Their motto’s lovely and Latin but schools are similar. There are yards, classrooms and lavatories, tidy and untidy, fragrant and smelly. There are teachers scooping up stragglers with threats and jokes. There are local rules: don’t ask for cups, don’t knock on this door. There are queues being supervised simultaneously by the highest and lowest paid. There are traps for the adult unwary at every stage. How do you get in if the door’s locked? Where exactly is the loo? Is there a sink anywhere or shall I do that teacher thing and only wash my cup every half term in the dishwasher at home?
In the old days you found out through the staffroom. After waiting some weeks to be invited to sit, a new teacher would worm his way into a sub-group. You’d soon know where new exercise books slept unattended or another department’s photocopying code. Segregated by age, you could moan about your elders or recent graduates. You could unite in dismissal of the senior team and lay traps for the uppity, useless or ambitious. You could argue, play cards, mark books in a hassled sort of way, knit or, in the old days, smoke yourself to death.My first job was a huge school in south Birmingham. There wasn’t a smoking room but a smoking end, which you couldn’t see through the fumes: we were all smokers there, passive or active. My second staffroom was dominated by Marxist vegetarians and the third by a scots ex-PE teacher who’d had to come in from the cold when his knees went and learn how to teach poetry. (Which he did through Phil Collins lyrics: I taught in the room next door). That school was half-empty in a post-pit town. We huddled together at one end of a giant room like shipwrecked mariners, appositely sharing a dramatic sea view.
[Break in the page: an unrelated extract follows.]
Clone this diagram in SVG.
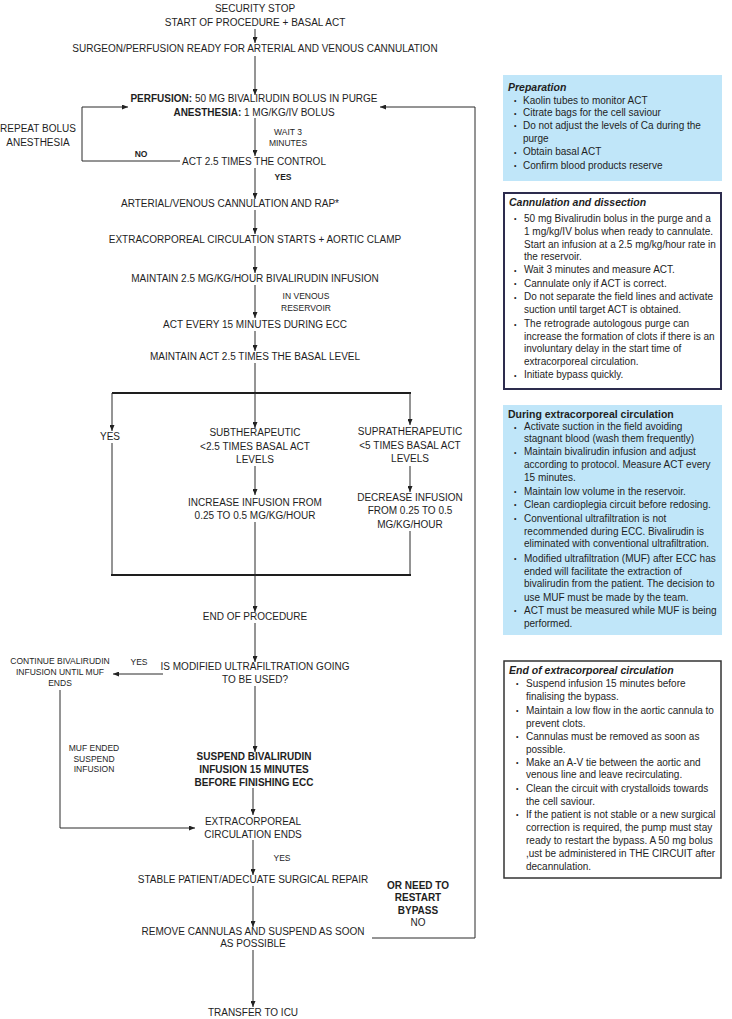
<svg xmlns="http://www.w3.org/2000/svg" width="732" height="1019" viewBox="0 0 732 1019">
<defs>
<marker id="ah" markerUnits="userSpaceOnUse" markerWidth="6" markerHeight="5" refX="6" refY="2.5" orient="auto">
<path d="M0,0 L6,2.5 L0,5 z" fill="#222"/>
</marker>
<style>
text{font-family:"Liberation Sans",Arial,sans-serif;fill:#1e1e1e}
.t{font-size:10px;text-anchor:middle}
.tb{font-size:10px;text-anchor:middle;font-weight:bold}
.s{font-size:8.5px;text-anchor:middle}
.sb{font-size:8.5px;text-anchor:middle;font-weight:bold}
.x{font-size:10px}
.bu{font-size:7px}
.h{font-size:10.5px;font-weight:bold;font-style:italic}
.hb{font-size:10.5px;font-weight:bold}
.c{fill:none;stroke:#2a2a2a;stroke-width:1}
.ca{fill:none;stroke:#2a2a2a;stroke-width:1;marker-end:url(#ah)}
.bar{fill:none;stroke:#1e1e1e;stroke-width:1.8}
</style>
</defs>
<rect width="732" height="1019" fill="#ffffff"/>

<g id="connectors">
<path class="ca" d="M255,29 V43"/>
<path class="ca" d="M255,56 V95"/>
<path class="ca" d="M255,118 V156"/>
<path class="ca" d="M180,161 H82 V107 H128"/>
<path class="ca" d="M255,168 V199"/>
<path class="ca" d="M255,210 V234"/>
<path class="ca" d="M255,246 V273"/>
<path class="ca" d="M255,285 V318"/>
<path class="ca" d="M255,331 V351"/>
<path class="c" d="M255,363 V393"/>
<path class="bar" d="M112,393 H411"/>
<path class="ca" d="M255,393 V428"/>
<path class="ca" d="M112,393 V431"/>
<path class="c" d="M112,443 V575"/>
<path class="ca" d="M410,393 V425"/>
<path class="ca" d="M255,466 V495"/>
<path class="ca" d="M410,466 V492"/>
<path class="c" d="M410,531 V575"/>
<path class="bar" d="M111,575 H411"/>
<path class="ca" d="M255,522 V612"/>
<path class="ca" d="M255,623 V662"/>
<path class="ca" d="M163,674 H113"/>
<path class="ca" d="M255,686 V752"/>
<path class="ca" d="M60,690 V828 H195"/>
<path class="ca" d="M253,788 V815"/>
<path class="ca" d="M253,840 V875"/>
<path class="ca" d="M253,886 V927"/>
<path class="ca" d="M253,950 V1007"/>
<path class="ca" d="M372,938 H475 V107 H380"/>
</g>

<g id="n-start">
<text class="t" x="255" y="11.5">SECURITY STOP</text>
<text class="t" x="255" y="25.5">START OF PROCEDURE + BASAL ACT</text>
</g>
<g id="n-ready"><text class="t" x="255" y="51.5">SURGEON/PERFUSION READY FOR ARTERIAL AND VENOUS CANNULATION</text></g>
<g id="n-bolus">
<text class="t" x="254" y="101.5"><tspan font-weight="bold">PERFUSION:</tspan> 50 MG BIVALIRUDIN BOLUS IN PURGE</text>
<text class="t" x="254" y="115.5"><tspan font-weight="bold">ANESTHESIA:</tspan> 1 MG/KG/IV BOLUS</text>
</g>
<g id="n-repeat">
<text class="t" x="38" y="131.5">REPEAT BOLUS</text>
<text class="t" x="38" y="145.5">ANESTHESIA</text>
</g>
<g id="l-wait">
<text class="s" x="288" y="135">WAIT 3</text>
<text class="s" x="288" y="146">MINUTES</text>
</g>
<g id="l-no"><text class="sb" x="141" y="156.5" font-size="9">NO</text></g>
<g id="n-act"><text class="t" x="254" y="164.5">ACT 2.5 TIMES THE CONTROL</text></g>
<g id="l-yes1"><text class="sb" x="283" y="180">YES</text></g>
<g id="n-cann"><text class="t" x="230" y="207">ARTERIAL/VENOUS CANNULATION AND RAP*</text></g>
<g id="n-ecc"><text class="t" x="255" y="242.5">EXTRACORPOREAL CIRCULATION STARTS + AORTIC CLAMP</text></g>
<g id="n-maint"><text class="t" x="255" y="281.5">MAINTAIN 2.5 MG/KG/HOUR  BIVALIRUDIN INFUSION</text></g>
<g id="l-venous">
<text class="s" x="306" y="299">IN VENOUS</text>
<text class="s" x="306" y="310.5">RESERVOIR</text>
</g>
<g id="n-act15"><text class="t" x="255" y="327.5">ACT EVERY 15 MINUTES DURING ECC</text></g>
<g id="n-maintact"><text class="t" x="255" y="359.5">MAINTAIN ACT 2.5 TIMES THE BASAL LEVEL</text></g>
<g id="n-yes"><text class="t" x="110" y="439.5">YES</text></g>
<g id="n-sub">
<text class="t" x="255" y="435.5">SUBTHERAPEUTIC</text>
<text class="t" x="255" y="449.5">&lt;2.5 TIMES BASAL ACT</text>
<text class="t" x="255" y="462.5">LEVELS</text>
</g>
<g id="n-supra">
<text class="t" x="410" y="434.5">SUPRATHERAPEUTIC</text>
<text class="t" x="410" y="448.5">&lt;5 TIMES BASAL ACT</text>
<text class="t" x="410" y="461.5">LEVELS</text>
</g>
<g id="n-inc">
<text class="t" x="255" y="505.5">INCREASE INFUSION FROM</text>
<text class="t" x="255" y="518.5">0.25 TO 0.5 MG/KG/HOUR</text>
</g>
<g id="n-dec">
<text class="t" x="410" y="500.5">DECREASE INFUSION</text>
<text class="t" x="410" y="513.5">FROM 0.25 TO 0.5</text>
<text class="t" x="410" y="527.5">MG/KG/HOUR</text>
</g>
<g id="n-end"><text class="t" x="255" y="619.5">END OF PROCEDURE</text></g>
<g id="n-muf">
<text class="t" x="255" y="669.5">IS MODIFIED ULTRAFILTRATION GOING</text>
<text class="t" x="255" y="682.5">TO BE USED?</text>
</g>
<g id="l-yes2"><text class="s" x="139" y="665">YES</text></g>
<g id="n-continue">
<text class="s" x="60" y="664">CONTINUE BIVALIRUDIN</text>
<text class="s" x="60" y="675">INFUSION UNTIL MUF</text>
<text class="s" x="60" y="686">ENDS</text>
</g>
<g id="l-mufended">
<text class="s" x="94" y="751" font-size="7.5">MUF ENDED</text>
<text class="s" x="94" y="761.5" font-size="7.5">SUSPEND</text>
<text class="s" x="94" y="772" font-size="7.5">INFUSION</text>
</g>
<g id="n-suspend">
<text class="tb" x="254" y="759.5">SUSPEND BIVALIRUDIN</text>
<text class="tb" x="254" y="772.5">INFUSION 15 MINUTES</text>
<text class="tb" x="254" y="785.5">BEFORE FINISHING ECC</text>
</g>
<g id="n-eccends">
<text class="t" x="253" y="824.5">EXTRACORPOREAL</text>
<text class="t" x="253" y="837.5">CIRCULATION ENDS</text>
</g>
<g id="l-yes3"><text class="s" x="282" y="860.5" font-size="9">YES</text></g>
<g id="n-stable"><text class="t" x="253" y="882.5">STABLE PATIENT/ADECUATE SURGICAL REPAIR</text></g>
<g id="l-restart">
<text class="tb" x="418" y="888.5" font-size="9.5">OR NEED TO</text>
<text class="tb" x="418" y="900.5" font-size="9.5">RESTART</text>
<text class="tb" x="418" y="913.5" font-size="9.5">BYPASS</text>
<text class="t" x="418" y="926" font-size="9">NO</text>
</g>
<g id="n-remove">
<text class="t" x="253" y="934.5">REMOVE CANNULAS AND SUSPEND AS SOON</text>
<text class="t" x="253" y="947">AS POSSIBLE</text>
</g>
<g id="n-icu"><text class="t" x="253" y="1015.5">TRANSFER TO ICU</text></g>

<g id="box-preparation">
<rect x="503" y="75" width="219" height="106" fill="#c0e6f9"/>
<text class="h" x="508" y="90.5">Preparation</text>
<text class="bu" x="514" y="103">•</text><text class="x" x="523" y="103.5">Kaolin tubes to monitor ACT</text>
<text class="bu" x="514" y="115.5">•</text><text class="x" x="523" y="116">Citrate bags for the cell saviour</text>
<text class="bu" x="514" y="128">•</text><text class="x" x="523" y="128.5">Do not adjust the levels of Ca during the</text>
<text class="x" x="523" y="141.5">purge</text>
<text class="bu" x="514" y="154.5">•</text><text class="x" x="523" y="155">Obtain basal ACT</text>
<text class="bu" x="514" y="168">•</text><text class="x" x="523" y="168.5">Confirm blood products reserve</text>
</g>

<g id="box-cannulation">
<rect x="504" y="193" width="217" height="196" fill="#ffffff" stroke="#2d2c4e" stroke-width="2"/>
<text class="h" x="509" y="206">Cannulation and dissection</text>
<text class="bu" x="514" y="221">•</text><text class="x" x="524" y="221.5">50 mg Bivalirudin bolus in the purge and a</text>
<text class="x" x="524" y="234.5">1 mg/kg/IV bolus when ready to cannulate.</text>
<text class="x" x="524" y="247.5">Start an infusion at a 2.5 mg/kg/hour rate in</text>
<text class="x" x="524" y="260">the reservoir.</text>
<text class="bu" x="514" y="272.5">•</text><text class="x" x="524" y="273">Wait 3 minutes and measure ACT.</text>
<text class="bu" x="514" y="286">•</text><text class="x" x="524" y="286.5">Cannulate only if ACT is correct.</text>
<text class="bu" x="514" y="299.5">•</text><text class="x" x="524" y="300">Do not separate the field lines and activate</text>
<text class="x" x="524" y="313">suction until target ACT is obtained.</text>
<text class="bu" x="514" y="326.5">•</text><text class="x" x="524" y="327">The retrograde autologous purge can</text>
<text class="x" x="524" y="339.5">increase the formation of clots if there is an</text>
<text class="x" x="524" y="352">involuntary delay in the start time of</text>
<text class="x" x="524" y="365">extracorporeal circulation.</text>
<text class="bu" x="514" y="377.5">•</text><text class="x" x="524" y="378">Initiate bypass quickly.</text>
</g>

<g id="box-during">
<rect x="503" y="405" width="219" height="230" fill="#c0e6f9"/>
<text class="hb" x="508" y="417.5">During extracorporeal circulation</text>
<text class="bu" x="514" y="429.5">•</text><text class="x" x="524" y="430">Activate suction in the field avoiding</text>
<text class="x" x="524" y="442">stagnant blood (wash them frequently)</text>
<text class="bu" x="514" y="454.5">•</text><text class="x" x="524" y="455">Maintain bivalirudin infusion and adjust</text>
<text class="x" x="524" y="467.5">according to protocol. Measure ACT every</text>
<text class="x" x="524" y="480.5">15 minutes.</text>
<text class="bu" x="514" y="494">•</text><text class="x" x="524" y="494.5">Maintain low volume in the reservoir.</text>
<text class="bu" x="514" y="507">•</text><text class="x" x="524" y="507.5">Clean cardioplegia circuit before redosing.</text>
<text class="bu" x="514" y="521">•</text><text class="x" x="524" y="521.5">Conventional ultrafiltration is not</text>
<text class="x" x="524" y="534.5">recommended during ECC. Bivalirudin is</text>
<text class="x" x="524" y="547">eliminated with conventional ultrafiltration.</text>
<text class="bu" x="514" y="561">•</text><text class="x" x="524" y="561.5">Modified ultrafiltration (MUF) after ECC has</text>
<text class="x" x="524" y="574.5">ended will facilitate the extraction of</text>
<text class="x" x="524" y="587">bivalirudin from the patient. The decision to</text>
<text class="x" x="524" y="600.5">use MUF must be made by the team.</text>
<text class="bu" x="514" y="613">•</text><text class="x" x="524" y="613.5">ACT must be measured while MUF is being</text>
<text class="x" x="524" y="626.5">performed.</text>
</g>

<g id="box-end">
<rect x="504" y="661" width="217" height="217" fill="#ffffff" stroke="#333333" stroke-width="1.5"/>
<text class="h" x="509" y="673.5">End of extracorporeal circulation</text>
<text class="bu" x="516" y="686">•</text><text class="x" x="526" y="686.5">Suspend infusion 15 minutes before</text>
<text class="x" x="526" y="699.5">finalising the bypass.</text>
<text class="bu" x="516" y="713">•</text><text class="x" x="526" y="713.5">Maintain a low flow in the aortic cannula to</text>
<text class="x" x="526" y="726.5">prevent clots.</text>
<text class="bu" x="516" y="739">•</text><text class="x" x="526" y="739.5">Cannulas must be removed as soon as</text>
<text class="x" x="526" y="752.5">possible.</text>
<text class="bu" x="516" y="765">•</text><text class="x" x="526" y="765.5">Make an A-V tie between the aortic and</text>
<text class="x" x="526" y="778">venous line and leave recirculating.</text>
<text class="bu" x="516" y="791">•</text><text class="x" x="526" y="791.5">Clean the circuit with crystalloids towards</text>
<text class="x" x="526" y="804.5">the cell saviour.</text>
<text class="bu" x="516" y="817">•</text><text class="x" x="526" y="817.5">If the patient is not stable or a new surgical</text>
<text class="x" x="526" y="830.5">correction is required, the pump must stay</text>
<text class="x" x="526" y="843.5">ready to restart the bypass. A 50 mg bolus</text>
<text class="x" x="526" y="856.5">,ust be administered in THE CIRCUIT after</text>
<text class="x" x="526" y="869.5">decannulation.</text>
</g>
</svg>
My first London staffroom was angry and overcrowded. It had a tea lady and a bar after hours on Fridays. There was a staffroom committee and the Head was only allowed in by invitation. The next one had staffrooms and smoking rooms on two sites, one in a barely-converted lavvy. It had a whiff of the grammar school with large tables and traditional seating arrangements. Colleagues would trick you into sitting in Miss’s armchair then watch her take your ears off. My final oldschool staffroom had the remnants of a school flat from secondary modern Domestic Science. One inhabitant rearranged the furniture whenever he fell out with someone so it was hard to know where to sit and impossible to know where not to.
Once we started rebuilding schools staffrooms died. Teachers got space to work in their departments, a huge improvement to working conditions but a genuine loss to school life. People don’t mix up so well any more and you have to make a real effort to meet. Worst of all, for the Head, you can’t just wander in and take the school’s temperature anymore. Everything’s a bit more formal, and we need to guard against too much of that. ‘Reply all’ emails, the scourge of modern life, don’t really do the trick.
But anyway, it’s on the concourses, corridors and yards of these beautiful new buildings that you really get the temperature. I’ve hardly had a moment to meet a child at the other school, but three year nines dropped by to bring me an ulterior motive. ‘Hello Miss’ they greeted me, politely. ‘Are you from Tallis? Does that mean we can wear trainers?’. So much for our marketing as the place for creativity and A level excellence, it’s the footwear options they’re interested in. I gave it to ‘em straight: ‘No’. An omnicompetent Scotsman appeared through the carpet. ’You taking a chance, boys? Away with you!’ They laughed, he shooed, learning was resumed.
The much-misquoted ED Hirsch described state schools as common schools not because we’re lowly but because we all do the same thing. Our character isn’t in besieged staffrooms but the characters of our young people. We should serve and support one another as we serve and support our young. It’s good to see that reflected in a another place, and to be welcomed. Honore et labore.